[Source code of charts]
────────────────────────────────────────

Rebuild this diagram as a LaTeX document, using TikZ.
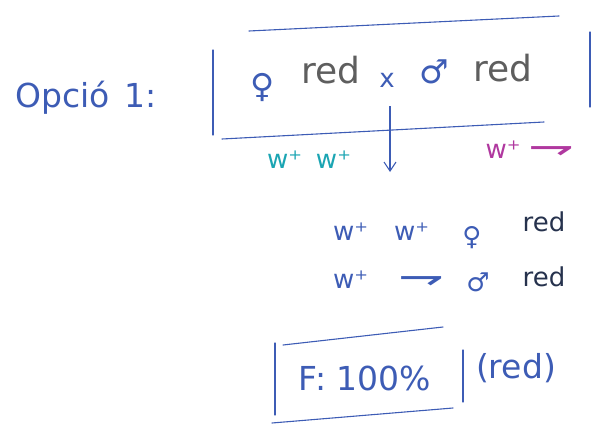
\documentclass[tikz,border=0pt]{standalone}
\usepackage{fontspec}
\usepackage{graphicx}
\setmainfont{DejaVu Sans}
\usetikzlibrary{arrows.meta,positioning}
\definecolor{ink}{HTML}{3D5CB5}
\definecolor{tealink}{HTML}{1BA5B3}
\definecolor{plum}{HTML}{B0389F}
\definecolor{pencil}{HTML}{5E5E5E}
\definecolor{darkink}{HTML}{26324D}
\newcommand\yhook{\raisebox{-1pt}{\scalebox{2.1}[1.4]{⇁}}}
\tikzset{hand/.style={inner sep=0pt,text=ink,font=\fontsize{26}{28}\selectfont},
  big/.style={hand,font=\fontsize{33}{35}\selectfont},
  frame/.style={draw=ink,line width=1.1pt,line cap=round},
  arrow/.style={-{Straight Barb[length=9pt,width=12pt]},line width=1.1pt,draw=ink}}
\begin{document}
\begin{tikzpicture}[x=1pt,y=-1pt]
\useasboundingbox (0,0) rectangle (597,428);
% the cross
\node[big,anchor=west] (opt) at (15,98) {Opció\hspace{4pt} 1:};
\node[big] (fem) at (263,88) {♀};
\node[big,text=pencil,font=\fontsize{36}{38}\selectfont] (redf) at (331,70) {red};
\node[hand] (cross) at (387,80) {x};
\node[big] (male) at (434,72) {♂};
\node[big,text=pencil,font=\fontsize{36}{38}\selectfont] (redm) at (503,68) {red};
\draw[frame] (249,31) -- (559,16);
\draw[frame] (213,50) -- (213,135);
\draw[frame] (590,32) -- (590,107);
\draw[frame] (222,139) -- (544,122);
% gametes
\coordinate (from) at (390,106);
\coordinate (to) at (390,172);
\draw[arrow] (from) -- (to);
\node[hand,text=tealink] (gamf) at (309,160) {w⁺\hspace{14pt}w⁺};
\node[hand,text=plum] (gamm) at (530,150) {w⁺\hspace{8pt}\yhook};
% offspring
\node[hand,anchor=west] (w1) at (333,232) {w⁺\hspace{26pt}w⁺};
\node[hand] (fem2) at (472,238) {♀};
\node[hand,text=darkink] (red1) at (544,222) {red};
\node[hand,anchor=west] (w2) at (333,280) {w⁺\hspace{30pt}\yhook};
\node[hand] (male2) at (478,282) {♂};
\node[hand,text=darkink] (red2) at (544,277) {red};
% result
\node[big] (res) at (365,378) {F: 100\%};
\node[big] (col) at (516,368) {(red)};
\draw[frame] (275,343) -- (275,415);
\draw[frame] (283,345) -- (443,327);
\draw[frame] (463,350) -- (463,402);
\draw[frame] (272,423) -- (453,408);
\end{tikzpicture}
\end{document}
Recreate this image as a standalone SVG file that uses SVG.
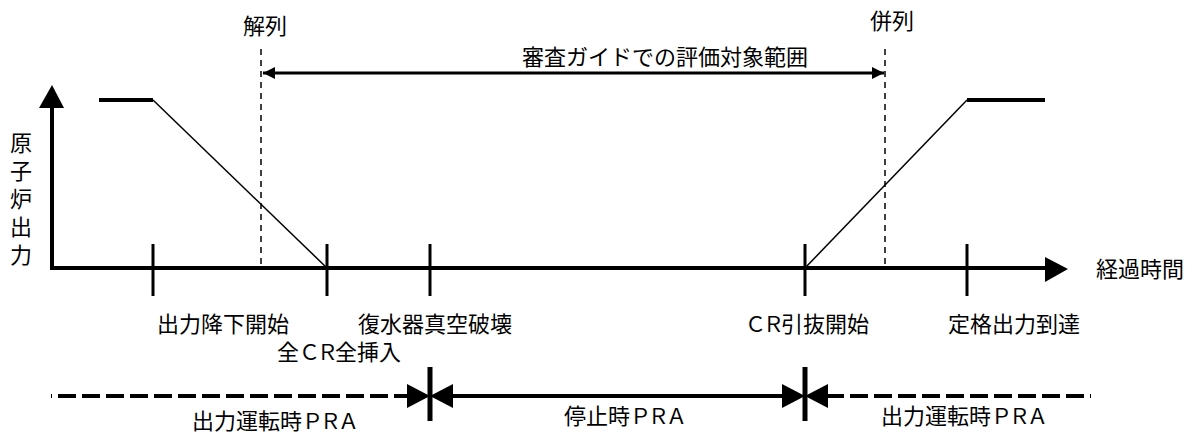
<svg xmlns="http://www.w3.org/2000/svg" width="1199" height="439" viewBox="0 0 1199 439">
<style>
text{font-family:"Noto Sans CJK JP","Noto Sans",sans-serif;font-size:22px;fill:#000}
.lt{letter-spacing:-3px;font-size:21px}
.vt{writing-mode:vertical-rl;letter-spacing:6px}
.ax{stroke:#000;stroke-width:4;fill:none}
.tk{stroke:#000;stroke-width:3;fill:none}
.bar{stroke:#000;stroke-width:5;fill:none}
.thin{stroke:#000;stroke-width:1.5;fill:none}
.dash{stroke:#000;stroke-width:1.5;stroke-dasharray:6,5;fill:none}
.bdash{stroke:#000;stroke-width:4;stroke-dasharray:18,6;fill:none}
.tri{fill:#000;stroke:none}
</style>
<defs>
<marker id="ah" viewBox="0 0 12 12" refX="12" refY="6" markerWidth="4" markerHeight="4" orient="auto-start-reverse" markerUnits="strokeWidth"><path d="M0,0L12,6L0,12z" fill="#000"/></marker>
</defs>
<g id="axes">
<line class="ax" x1="52" y1="268" x2="52" y2="106"/>
<path class="tri" d="M52,85L64,108L39,108z"/>
<line class="ax" x1="50" y1="268" x2="1047" y2="268"/>
<path class="tri" d="M1068,269L1045,257L1045,282z"/>
<text x="1096" y="277">経過時間</text>
<text id="ylabel" class="vt" x="21" y="132">原子炉出力</text>
</g>
<g id="curve">
<path class="ax" d="M99,100L153,100"/>
<path class="thin" d="M153,100L327,268"/>
<path class="thin" d="M805,268L967,100"/>
<path class="ax" d="M967,100L1045,100"/>
</g>
<g id="ticks">
<line class="tk" x1="153" y1="244" x2="153" y2="296"/>
<line class="tk" x1="327" y1="244" x2="327" y2="296"/>
<line class="tk" x1="430" y1="244" x2="430" y2="296"/>
<line class="tk" x1="805" y1="244" x2="805" y2="296"/>
<line class="tk" x1="967" y1="244" x2="967" y2="296"/>
</g>
<g id="range">
<line class="dash" x1="261" y1="49" x2="261" y2="268"/>
<line class="dash" x1="885" y1="49" x2="885" y2="268"/>
<text x="243" y="34">解列</text>
<text x="870" y="29">併列</text>
<line stroke="#000" stroke-width="3" x1="263" y1="73" x2="884" y2="73" marker-start="url(#ah)" marker-end="url(#ah)"/>
<text x="522" y="65">審査ガイドでの評価対象範囲</text>
</g>
<g id="events">
<text x="157" y="332">出力降下開始</text>
<text x="358" y="332">復水器真空破壊</text>
<text x="277" y="360">全<tspan class="lt">ＣＲ</tspan>全挿入</text>
<text x="745" y="332"><tspan class="lt">ＣＲ</tspan>引抜開始</text>
<text x="948" y="332">定格出力到達</text>
</g>
<g id="connectors">
<line class="bdash" x1="51" y1="396" x2="407" y2="396" stroke-dashoffset="17"/>
<line class="ax" x1="453" y1="396" x2="783" y2="396"/>
<line class="bdash" x1="828" y1="396" x2="1091" y2="396" stroke-dashoffset="2"/>
<path class="tri" d="M407,384L430,396L407,408zM453,384L430,396L453,408z"/>
<line class="bar" x1="430" y1="367" x2="430" y2="421"/>
<path class="tri" d="M782,384L805,396L782,408zM828,384L805,396L828,408z"/>
<line class="bar" x1="805" y1="367" x2="805" y2="421"/>
</g>
<g id="phases">
<text x="192" y="429">出力運転時<tspan class="lt">ＰＲＡ</tspan></text>
<text x="564" y="424">停止時<tspan class="lt">ＰＲＡ</tspan></text>
<text x="881" y="424">出力運転時<tspan class="lt">ＰＲＡ</tspan></text>
</g>
</svg>
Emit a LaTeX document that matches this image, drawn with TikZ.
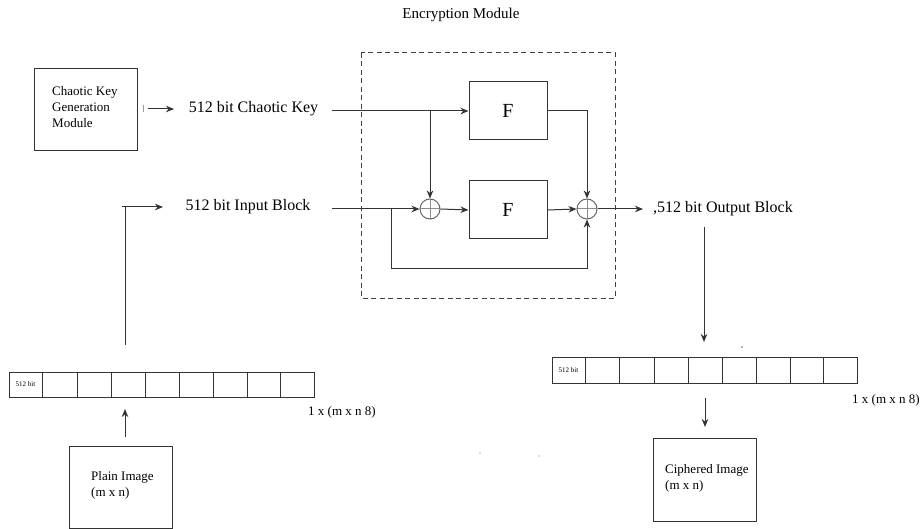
\documentclass[tikz,border=0pt]{standalone}
\usepackage{fontspec}
\setmainfont{Liberation Serif}
\usetikzlibrary{arrows.meta}
\begin{document}
\begin{tikzpicture}[x=1pt,y=-1pt,
  ln/.style={line width=1pt,draw=black!80},
  arr/.style={ln,-{Stealth[length=8pt,width=6.5pt,inset=2.5pt]}},
  box/.style={ln,rectangle,inner sep=0pt},
  lbl/.style={inner sep=0pt,font=\fontsize{16}{19}\selectfont},
  small/.style={inner sep=0pt,align=left,font=\fontsize{13}{16}\selectfont},
  tiny/.style={inner sep=0pt,font=\fontsize{7}{8}\selectfont},
  xorc/.style={circle,draw=black!60,line width=1pt,minimum size=20pt,inner sep=0pt,
    path picture={\draw[black!45,line width=1pt] (path picture bounding box.north) -- (path picture bounding box.south)
      (path picture bounding box.west) -- (path picture bounding box.east);}}
]
\useasboundingbox (0,0) rectangle (920,529);

% title
\node[inner sep=0pt,font=\fontsize{15}{18}\selectfont] (title) at (461,15) {Encryption Module};

% chaotic key generation module
\node[box,minimum width=103pt,minimum height=82pt] (ckg) at (85.5,110) {};
\node[small,anchor=west] (ckgt) at (52,107) {Chaotic Key\\Generation\\Module};
\coordinate (tick1) at (143,105);
\coordinate (tick2) at (143,112);
\draw[black!40,line width=0.6pt] (tick1) -- (tick2);
\coordinate (ka) at (148,109);
\coordinate (kb0) at (174,109);
\node[lbl] (key) at (253.5,109) {512 bit Chaotic Key};
\draw[arr] (ka) -- (kb0);

% input block
\node[lbl] (inp) at (248,207) {512 bit Input Block};
\coordinate (iu) at (125,345);
\coordinate (ic) at (125,207);
\coordinate (il) at (122,207);
\coordinate (ia) at (163,207);
\draw[ln] (iu) -- (ic);
\draw[arr] (il) -- (ia);

% encryption module
\draw[line width=1pt,draw=black!75,dash pattern=on 5pt off 3.5pt] (361,53) rectangle (615,298);
\node[box,minimum width=78pt,minimum height=58pt,font=\fontsize{20}{24}\selectfont] (F1) at (508,111) {F};
\node[box,minimum width=78pt,minimum height=58pt,font=\fontsize{20}{24}\selectfont] (F2) at (508,210) {F};
\node[xorc] (x1) at (430,209) {};
\node[xorc] (x2) at (587,209) {};
\coordinate (ks) at (332,111);
\coordinate (kb) at (430,111);
\coordinate (is) at (332,209);
\coordinate (lb) at (391,209);
\coordinate (f1r) at (587,111);
\draw[arr] (ks) -- (F1.west);
\draw[arr] (kb) -- (x1.north);
\draw[arr] (is) -- (x1.west);
\draw[arr] (x1.east) -- (F2.west);
\draw[arr] (F2.east) -- (x2.west);
\draw[arr] (F1.east) -- (f1r) -- (x2.north);
\draw[arr] (lb) -- (391,268) -- (587,268) -- (x2.south);
\coordinate (oa) at (643,209);
\draw[arr] (x2.east) -- (oa);
\node[lbl,anchor=west] (out) at (653,209) {,512 bit Output Block};

% output to array
\coordinate (ot) at (704,227);
\coordinate (ob) at (704,342);
\node[box,minimum width=305pt,minimum height=26pt] (rarr) at (704.5,370) {};
\draw[arr] (ot) -- (ob);
\foreach \x in {585,619,654,688,722,756,790,823} \draw[ln] (\x,357) -- (\x,383);
\node[tiny] (rb) at (568.5,370) {512 bit};
\node[small,anchor=west] (rdim) at (852,400) {1 x (m x n 8)};
\node[box,minimum width=103pt,minimum height=83pt] (cip) at (704.5,479.5) {};
\node[small,anchor=west] (cipt) at (665,478) {Ciphered Image\\(m x n)};
\coordinate (ct) at (705,398);
\coordinate (cb) at (705,427);
\draw[arr] (ct) -- (cb);

% left array
\node[box,minimum width=305pt,minimum height=25pt] (larr) at (161.5,384.5) {};
\foreach \x in {42,77,111,145,179,213,247,280} \draw[ln] (\x,372) -- (\x,397);
\node[tiny] (lb1) at (25.5,384.5) {512 bit};
\node[small,anchor=west] (ldim) at (308,412) {1 x (m x n 8)};
\node[box,minimum width=103pt,minimum height=82pt] (pla) at (120.5,487) {};
\node[small,anchor=west] (plat) at (91,485) {Plain Image\\(m x n)};
\coordinate (pt) at (125,437);
\coordinate (pa) at (125,409);
\draw[arr] (pt) -- (pa);

% stray dots
\fill[black!60] (742,347) circle (0.8pt);
\fill[black!25] (480,453) circle (0.8pt);
\fill[black!25] (539,456) circle (0.8pt);
\end{tikzpicture}
\end{document}
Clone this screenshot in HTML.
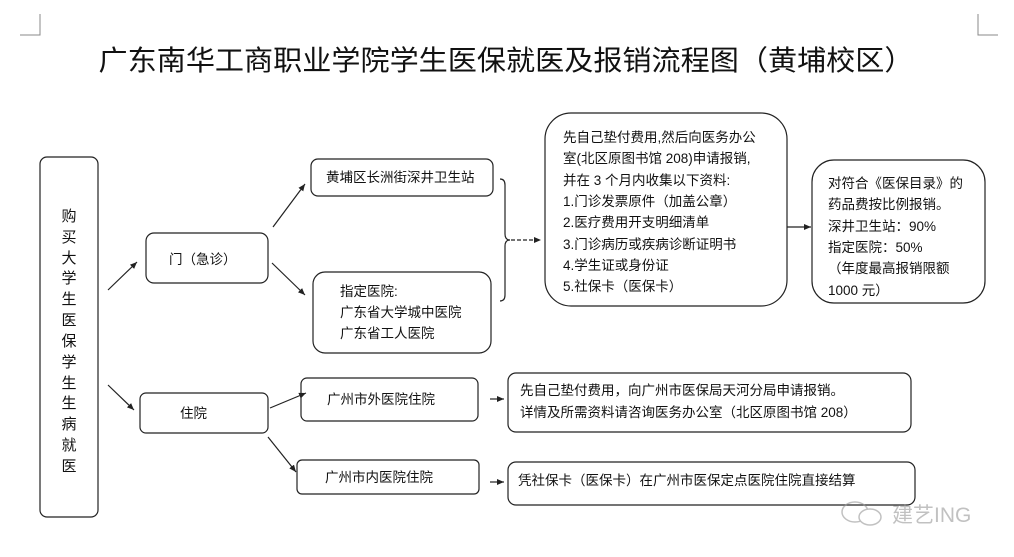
<!DOCTYPE html>
<html><head><meta charset="utf-8"><style>
html,body{margin:0;padding:0;background:#fff;}
svg{display:block;}
text{font-family:"Liberation Sans","Noto Sans CJK SC","WenQuanYi Zen Hei",sans-serif;fill:#111;}
</style></head><body>
<svg width="1014" height="557" viewBox="0 0 1014 557" xmlns="http://www.w3.org/2000/svg">
<defs><marker id="a" markerWidth="8" markerHeight="8" refX="7" refY="4" orient="auto" markerUnits="userSpaceOnUse"><path d="M0,1 L7,4 L0,7 z" fill="#222"/></marker></defs>
<g stroke="#888" stroke-width="1" fill="none">
<path d="M40,14 V35 H20"/><path d="M978,14 V35 H998"/>
</g>
<text x="506" y="70" font-size="28" text-anchor="middle" textLength="815" lengthAdjust="spacingAndGlyphs">广东南华工商职业学院学生医保就医及报销流程图（黄埔校区）</text>
<g stroke="#222" stroke-width="1.2" fill="none">
<rect x="40" y="157" width="58" height="360" rx="7"/>
<rect x="146" y="233" width="122" height="50" rx="8"/>
<rect x="311" y="159" width="182" height="37" rx="7"/>
<rect x="313" y="272" width="178" height="81" rx="12"/>
<rect x="545" y="113" width="242" height="193" rx="26"/>
<rect x="812" y="160" width="173" height="143" rx="22"/>
<rect x="140" y="393" width="128" height="40" rx="6"/>
<rect x="301" y="378" width="177" height="43" rx="6"/>
<rect x="297" y="460" width="182" height="34" rx="5"/>
<rect x="508" y="373" width="403" height="59" rx="8"/>
<rect x="508" y="462" width="407" height="43" rx="8"/>
<path d="M500,179 Q505,179 505,185 V234 Q505,240 510,240 Q505,240 505,246 V295 Q505,301 500,301"/>
<path d="M511,240 H541" stroke-dasharray="4,2" marker-end="url(#a)"/>
<line x1="108" y1="290" x2="137" y2="262" marker-end="url(#a)"/>
<line x1="273" y1="227" x2="305" y2="184" marker-end="url(#a)"/>
<line x1="272" y1="263" x2="305" y2="295" marker-end="url(#a)"/>
<line x1="787" y1="227" x2="811" y2="227" marker-end="url(#a)"/>
<line x1="108" y1="385" x2="134" y2="410" marker-end="url(#a)"/>
<line x1="270" y1="408" x2="306" y2="393" marker-end="url(#a)"/>
<line x1="268" y1="437" x2="296" y2="472" marker-end="url(#a)"/>
<line x1="490" y1="399" x2="504" y2="399" marker-end="url(#a)"/>
<line x1="490" y1="482" x2="504" y2="482" marker-end="url(#a)"/>
</g>
<g font-size="15" text-anchor="middle">
<text x="69" y="221">购</text><text x="69" y="242">买</text><text x="69" y="263">大</text><text x="69" y="283">学</text><text x="69" y="304">生</text><text x="69" y="325">医</text><text x="69" y="346">保</text><text x="69" y="367">学</text><text x="69" y="388">生</text><text x="69" y="408">生</text><text x="69" y="429">病</text><text x="69" y="450">就</text><text x="69" y="471">医</text>
</g>
<g font-size="13.5">
<text x="169" y="264">门（急诊）</text>
<text x="326" y="182">黄埔区长洲街深井卫生站</text>
<text x="340" y="296">指定医院:</text>
<text x="340" y="317">广东省大学城中医院</text>
<text x="340" y="338">广东省工人医院</text>
<text x="563" y="142">先自己垫付费用,然后向医务办公</text>
<text x="563" y="163">室(北区原图书馆 208)申请报销,</text>
<text x="563" y="185">并在 3 个月内收集以下资料:</text>
<text x="563" y="206">1.门诊发票原件（加盖公章）</text>
<text x="563" y="227">2.医疗费用开支明细清单</text>
<text x="563" y="249">3.门诊病历或疾病诊断证明书</text>
<text x="563" y="270">4.学生证或身份证</text>
<text x="563" y="291">5.社保卡（医保卡）</text>
<text x="828" y="188">对符合《医保目录》的</text>
<text x="828" y="209">药品费按比例报销。</text>
<text x="828" y="231">深井卫生站：90%</text>
<text x="828" y="252">指定医院：50%</text>
<text x="828" y="273">（年度最高报销限额</text>
<text x="828" y="295">1000 元）</text>
<text x="180" y="418">住院</text>
<text x="327" y="404">广州市外医院住院</text>
<text x="325" y="482">广州市内医院住院</text>
<text x="520" y="395">先自己垫付费用，向广州市医保局天河分局申请报销。</text>
<text x="520" y="417">详情及所需资料请咨询医务办公室（北区原图书馆 208）</text>
<text x="518" y="485">凭社保卡（医保卡）在广州市医保定点医院住院直接结算</text>
</g>
<g opacity="0.6">
<ellipse cx="855" cy="512" rx="13" ry="10" fill="none" stroke="#999" stroke-width="1.5"/>
<ellipse cx="870" cy="517" rx="11" ry="8" fill="#fff" stroke="#999" stroke-width="1.5"/>
<text x="892" y="522" font-size="21" style="fill:#999">建艺ING</text>
</g>
</svg>
</body></html>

────────────────────────────────────────

◆ **What you are asked to do**
Identify each line containing the string "that" and copy it out.

◆ **Final result**
Recreate this image as a standalone SVG file that uses SVG.
Emit a LaTeX document that matches this image, drawn with TikZ.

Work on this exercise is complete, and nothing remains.